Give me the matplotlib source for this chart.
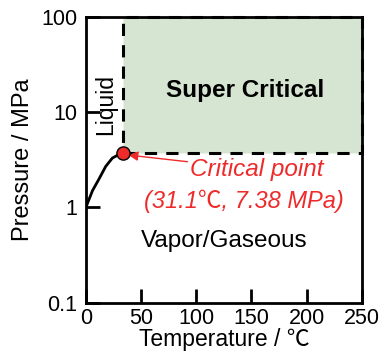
import matplotlib
matplotlib.use('Agg')
import matplotlib.pyplot as plt
from matplotlib.patches import Rectangle

plt.rcParams['font.family'] = ['Liberation Sans', 'Noto Sans CJK JP', 'DejaVu Sans']

# saturation curve
curve_T = [0, 6, 12, 18, 24, 29, 33.5]
curve_P = [1.0, 1.5, 2.0, 2.7, 3.3, 3.55, 3.7]
crit_T = 33.5
crit_P = 3.7
x_ticks = [0, 50, 100, 150, 200, 250]
y_ticks = [0.1, 1, 10, 100]
y_labels = ['0.1', '1', '10', '100']

fig = plt.figure(figsize=(3.85, 3.56), dpi=100)
ax = fig.add_axes([0.223, 0.15, 0.717, 0.802])

ax.set_yscale('log')
ax.set_xlim(0, 250)
ax.set_ylim(0.1, 100)

# super critical region
ax.add_patch(Rectangle((crit_T, crit_P), 250 - crit_T, 100 - crit_P,
                       facecolor='#d6e5d1', edgecolor='black', lw=2.2,
                       ls=(0, (4, 3)), clip_on=False, zorder=2))

ax.plot(curve_T, curve_P, color='black', lw=2, zorder=3)
ax.plot([crit_T], [crit_P], 'o', ms=9.5, mfc='#ee2b2b', mec='black', mew=1, zorder=5, clip_on=False)

ax.text(144, 17, 'Super Critical', fontsize=17.5, fontweight='bold', ha='center', va='center')
ax.text(18, 12, 'Liquid', fontsize=16.5, rotation=90, ha='center', va='center')
ax.annotate('Critical point', xy=(crit_T + 5, crit_P * 0.96), xytext=(155, 2.5),
            fontsize=17.5, style='italic', color='#ee2b2b', ha='center', va='center',
            arrowprops=dict(arrowstyle='-|>', color='#ee2b2b', lw=1, shrinkA=50, shrinkB=0,
                            mutation_scale=14))
ax.text(143, 1.15, '(31.1\u2103, 7.38 MPa)', fontsize=17, style='italic', color='#ee2b2b',
        ha='center', va='center')
ax.text(125, 0.44, 'Vapor/Gaseous', fontsize=17.5, ha='center', va='center')

ax.set_xticks(x_ticks)
ax.set_yticks(y_ticks)
ax.set_yticklabels(y_labels)
ax.yaxis.set_minor_locator(matplotlib.ticker.NullLocator())
ax.tick_params(direction='in', length=10, width=2, labelsize=15.5, pad=6)
ax.tick_params(axis='x', pad=4)
for s in ax.spines.values():
    s.set_linewidth(2)

ax.set_xlabel('Temperature / \u2103', fontsize=16.5, labelpad=-1)
ax.set_ylabel('Pressure / MPa', fontsize=17, labelpad=5)

fig.savefig('out.png', dpi=100)
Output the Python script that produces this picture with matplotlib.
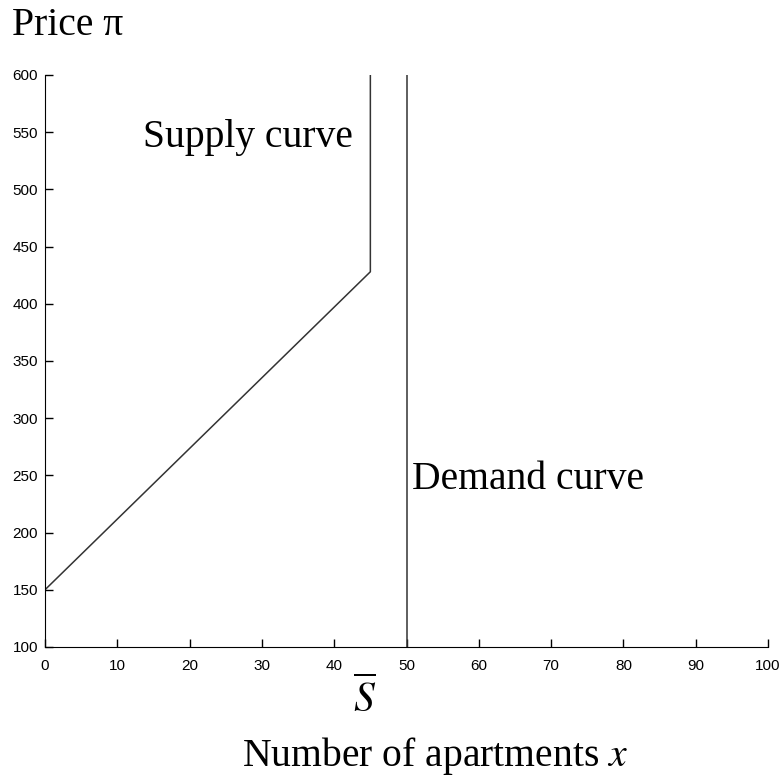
import matplotlib
matplotlib.use('Agg')
import matplotlib.pyplot as plt

# supply curve: rises linearly, then vertical at the fixed stock S-bar
supply_x = [0, 45, 45]
supply_y = [150, 428, 600]
# demand curve: vertical
demand_x = [50, 50]
demand_y = [100, 600]

xticks = [0, 10, 20, 30, 40, 50, 60, 70, 80, 90, 100]
yticks = [100, 150, 200, 250, 300, 350, 400, 450, 500, 550, 600]

plt.rcParams['mathtext.fontset'] = 'stix'

fig = plt.figure(figsize=(7.81, 7.78), dpi=100)
ax = fig.add_axes([0.0576, 0.1684, 0.9258, 0.7352])

ax.plot(supply_x, supply_y, color='#333333', lw=1.1)
ax.plot(demand_x, demand_y, color='#333333', lw=1.1)

ax.set_xlim(0, 100)
ax.set_ylim(100, 600)
ax.set_xticks(xticks)
ax.set_yticks(yticks)
ax.tick_params(direction='in', length=6, width=1, labelsize=11)
ax.tick_params(axis='x', pad=9)
ax.tick_params(axis='y', pad=5)
for lab in ax.get_xticklabels() + ax.get_yticklabels():
    lab.set_family('Liberation Sans')
ax.spines['top'].set_visible(False)
ax.spines['right'].set_visible(False)

serif = 'Liberation Serif'
ax.text(13.6, 537, 'Supply curve', family=serif, fontsize=28.5, va='baseline')
ax.text(50.7, 238, 'Demand curve', family=serif, fontsize=28.5, va='baseline')

fig.text(12 / 781, 1 - 35 / 778, 'Price \u03c0', family=serif, fontsize=28.5, va='baseline')
fig.text(364.5 / 781, 1 - 699 / 778, r'$\overline{S}$', fontsize=30, ha='center', va='center')
fig.text(435 / 781, 1 - 766 / 778, 'Number of apartments $x$', family=serif,
         fontsize=28.5, ha='center', va='baseline')

fig.savefig('out.png', dpi=100)
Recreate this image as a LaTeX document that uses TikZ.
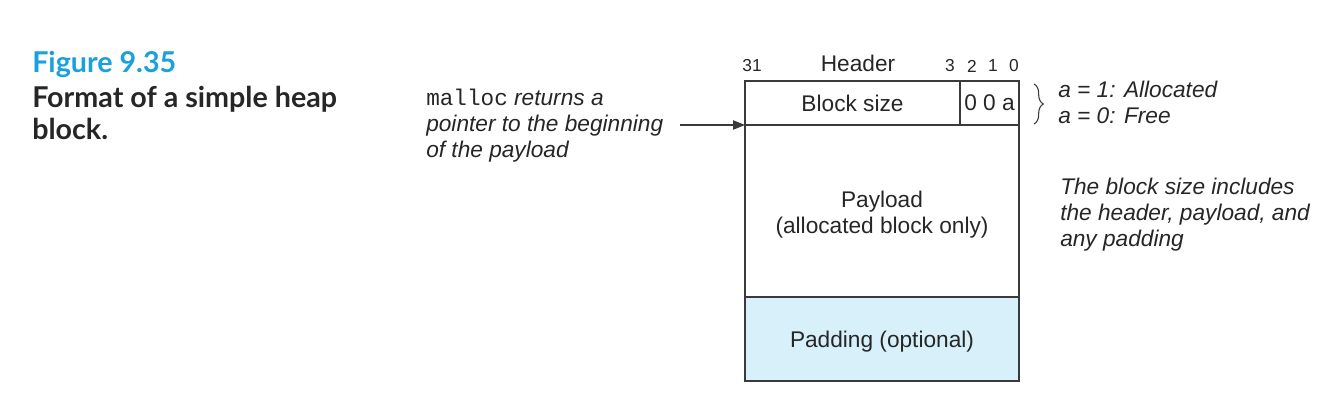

--------------------

__Given request__.
Set down nothing but the lines from the one holding "Output the Python" through the one holding "ax.plot(demand_x, demand_y, color='#333333', lw=1.1)", both included, exactly as they appear; any picture is left out.

__Response for this exercise__.
Output the Python script that produces this picture with matplotlib.
import matplotlib
matplotlib.use('Agg')
import matplotlib.pyplot as plt

# supply curve: rises linearly, then vertical at the fixed stock S-bar
supply_x = [0, 45, 45]
supply_y = [150, 428, 600]
# demand curve: vertical
demand_x = [50, 50]
demand_y = [100, 600]

xticks = [0, 10, 20, 30, 40, 50, 60, 70, 80, 90, 100]
yticks = [100, 150, 200, 250, 300, 350, 400, 450, 500, 550, 600]

plt.rcParams['mathtext.fontset'] = 'stix'

fig = plt.figure(figsize=(7.81, 7.78), dpi=100)
ax = fig.add_axes([0.0576, 0.1684, 0.9258, 0.7352])

ax.plot(supply_x, supply_y, color='#333333', lw=1.1)
ax.plot(demand_x, demand_y, color='#333333', lw=1.1)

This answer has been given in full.